The expanded legislation means that more enterprises will have to report their value chain emissions (also called scope 3 emissions). In a recent study by McKinsey, it was concluded that the consumer-goods industry is facing a huge environmental challenge and will have to more than halve its greenhouse-gas emissions by 2030. In addition, the SCRD requires around 50,000 EU businesses to report on their emissions from the financial year of 2023, while the TCFD and SECR already require all large UK enterprises to report emissions.
The complexity of measuring a business’s total value chain emissions is due in part to the difficulty of collecting individual suppliers. This is particularly true for large enterprises, whose suppliers often number in the thousands. A survey from the Boston Consulting group found that businesses calculating emissions manually had an average error rate of up to 40%.
NO GREENWASHING FOR FIRST WORLD BRANDS
The failure to account for nearly 40% of their emissions means that businesses inevitably report incomplete emissions measurements, an accuracy gap that can potentially result in legal non-compliance and opening the business up to allegations of greenwashing. In addition, any climate impact reduction actions taken based on incomplete information will have incomplete results, slowing the global effort to reach Paris Agreement climate targets.
“Comprehensive and accurate emissions measurement is the cornerstone of sustainable and credible business.
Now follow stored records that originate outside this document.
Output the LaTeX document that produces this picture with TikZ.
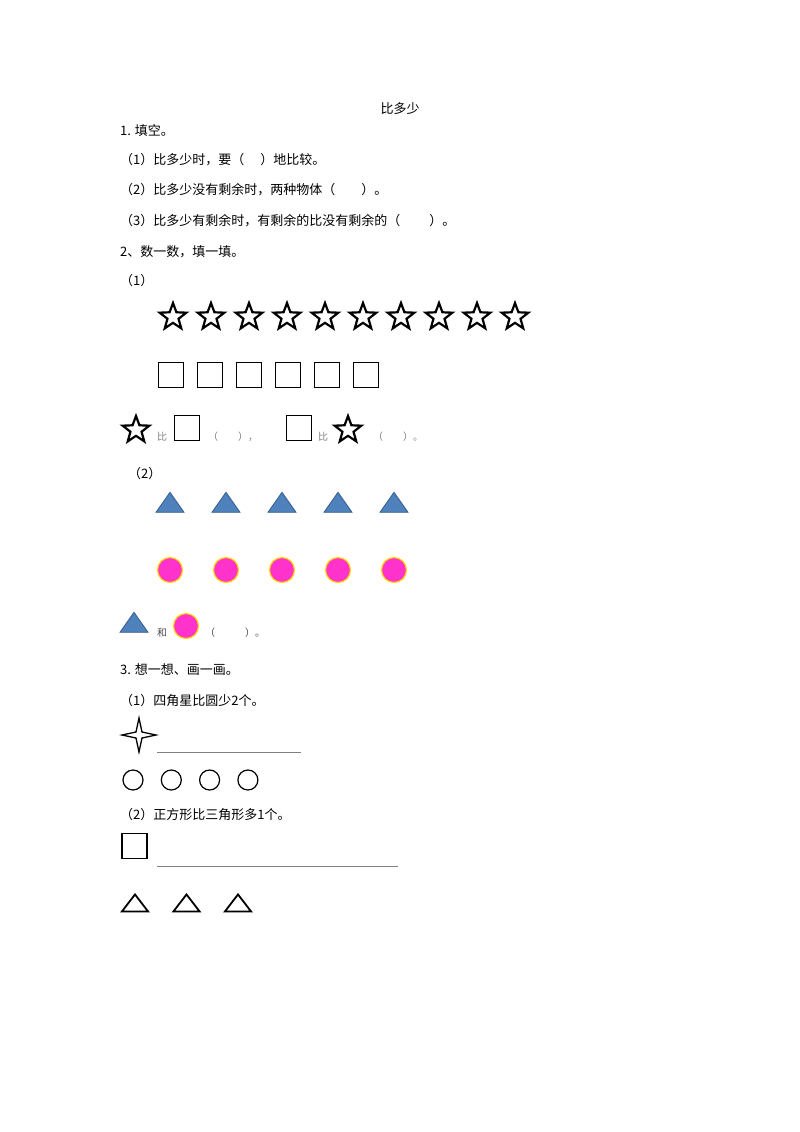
\documentclass[tikz,border=0pt]{standalone}
\usepackage{fontspec}
\setmainfont{Liberation Serif}
\newfontfamily\cjk{Noto Sans CJK SC}
\usetikzlibrary{shapes.geometric}
\definecolor{triblue}{HTML}{4F81BD}
\definecolor{tribord}{HTML}{385D8A}
\definecolor{pinkc}{HTML}{FF33CC}
\definecolor{yelc}{HTML}{FFD700}
\tikzset{
 txt/.style={anchor=west,inner sep=0,font=\cjk\fontsize{13}{13}\selectfont},
 gtxt/.style={anchor=west,inner sep=0,font=\cjk\fontsize{10}{10}\selectfont,text=gray},
 bstar/.style={star,star points=5,star point ratio=2.4,draw=black,line width=2.2pt,minimum size=28pt,inner sep=0},
 sq/.style={draw=black,line width=1.8pt,minimum size=25pt,inner sep=0},
 btri/.style={isosceles triangle,isosceles triangle apex angle=70,shape border rotate=90,fill=triblue,draw=tribord,line width=0.8pt,minimum height=20pt,inner sep=0},
 pc/.style={circle,fill=pinkc,draw=yelc,line width=1.2pt,minimum size=25pt,inner sep=0},
 oc/.style={circle,draw=black,line width=1.2pt,minimum size=20pt,inner sep=0},
 otri/.style={isosceles triangle,isosceles triangle apex angle=75,shape border rotate=90,draw=black,line width=1.8pt,minimum height=17pt,inner sep=0},
 ans/.style={draw=gray,line width=1pt}
}
\begin{document}
\begin{tikzpicture}[x=1pt,y=-1pt]
\useasboundingbox (0,0) rectangle (800,1132);
\node[txt,anchor=center] (title) at (400,109) {比多少};
\node[txt] (q1) at (120,131) {1. 填空。};
\node[txt] (q11) at (120,160) {（1）比多少时，要（\quad\ ）地比较。};
\node[txt] (q12) at (120,190) {（2）比多少没有剩余时，两种物体（\qquad ）。};
\node[txt] (q13) at (120,221) {（3）比多少有剩余时，有剩余的比没有剩余的（\qquad\ ）。};
\node[txt] (q2) at (120,252) {2、数一数，填一填。};
\node[txt] (q21) at (120,281) {（1）};
\foreach \i in {0,...,9} \node[bstar] (s\i) at (173+38*\i,317) {};
\foreach \i in {0,...,5} \node[sq] (b\i) at (171+39*\i,375) {};
\node[bstar] (ra) at (136,430) {};
\node[gtxt] (rb) at (157,437) {比};
\node[sq] (rc) at (187,428) {};
\node[gtxt] (rd) at (208,437) {（\qquad ），};
\node[sq] (re) at (299,428) {};
\node[gtxt] (rf) at (318,437) {比};
\node[bstar] (rg) at (348,430) {};
\node[gtxt] (rh) at (373,437) {（\qquad ）。};
\node[txt] (q22) at (128,474) {（2）};
\foreach \i in {0,...,4} {
 \node[btri] (t\i) at (170+56*\i,505) {};
 \node[pc] (c\i) at (170+56*\i,570) {};
}
\node[btri] (ta) at (134,625) {};
\node[gtxt,text=black!70] (tb) at (157,633) {和};
\node[pc] (tc) at (186,626) {};
\node[gtxt,text=black!70] (td) at (205,633) {（\qquad\quad ）。};
\node[txt] (q3) at (120,670) {3. 想一想、画一画。};
\node[txt] (q31) at (120,701) {（1）四角星比圆少2个。};
\node[star,star points=4,star point ratio=4,draw=black,line width=1.3pt,minimum size=34pt,inner sep=0] (fs) at (139,735) {};
\coordinate (l1a) at (157,752); \coordinate (l1b) at (301,752);
\draw[ans] (l1a) -- (l1b);
\foreach \i in {0,...,3} \node[oc] (o\i) at (133+38.3*\i,780) {};
\node[txt] (q32) at (120,815) {（2）正方形比三角形多1个。};
\node[sq] (sq2) at (134.5,846) {};
\coordinate (l2a) at (157,866); \coordinate (l2b) at (398,866);
\draw[ans] (l2a) -- (l2b);
\foreach \i in {0,...,2} \node[otri] (w\i) at (135+51.5*\i,905) {};
\end{tikzpicture}
\end{document}
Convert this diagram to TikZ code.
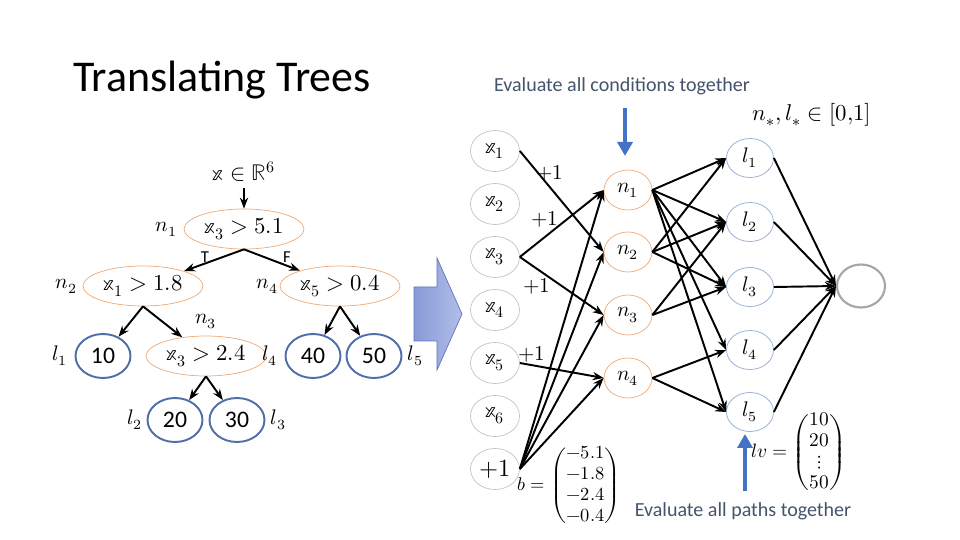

By establishing a trustworthy inventory of their emissions, enterprises stay legally compliant, seize business and branding opportunities,” says Maggie Buggie, COO of the world’s first carbon accounting engine Normative.
Normative’s carbon accounting engine enables companies to comprehensively measure their entire carbon footprint, including value-chain emissions. These value chain emissions measurements are achieved using the hybrid methodology, as recommended by the Greenhouse Gas Protocol, in which an initial measurement is performed based on a company’s spend data. Normative draws from a scientifically-derived database of 30 million data points to calculate value-chain emissions, which can then be refined with activity-based data.
YEAH THERE’S A CARBON ALGORITHM
The carbon calculator incorporates intelligent automation throughout the product,- accelerating the calculation process and minimizing human error. The resulting measurements can be used for audits, compliance, reduction certifications like SBTi, and other corporate reporting.
Measuring emissions is also a business opportunity. In the same McKinsey study it was seen that brands who have credibly established a sustainability focus in their brand identity have seen effective growth rates.
Normative customer Flying Tiger Copenhagen attests to their business success from carbon measurement with Normative “Being able to communicate our sustainability impact is crucial for our business to be successful and with with our complex supply chain we need a company who really knows what they’re doing – as Normative does. I don’t see how you could measure your company’s entire emissions profile without a tool like Normative helping you out,” says Trine Pondal, Head of Sustainability and Social Responsibility at the retail chain Flying Tiger Copenhagen.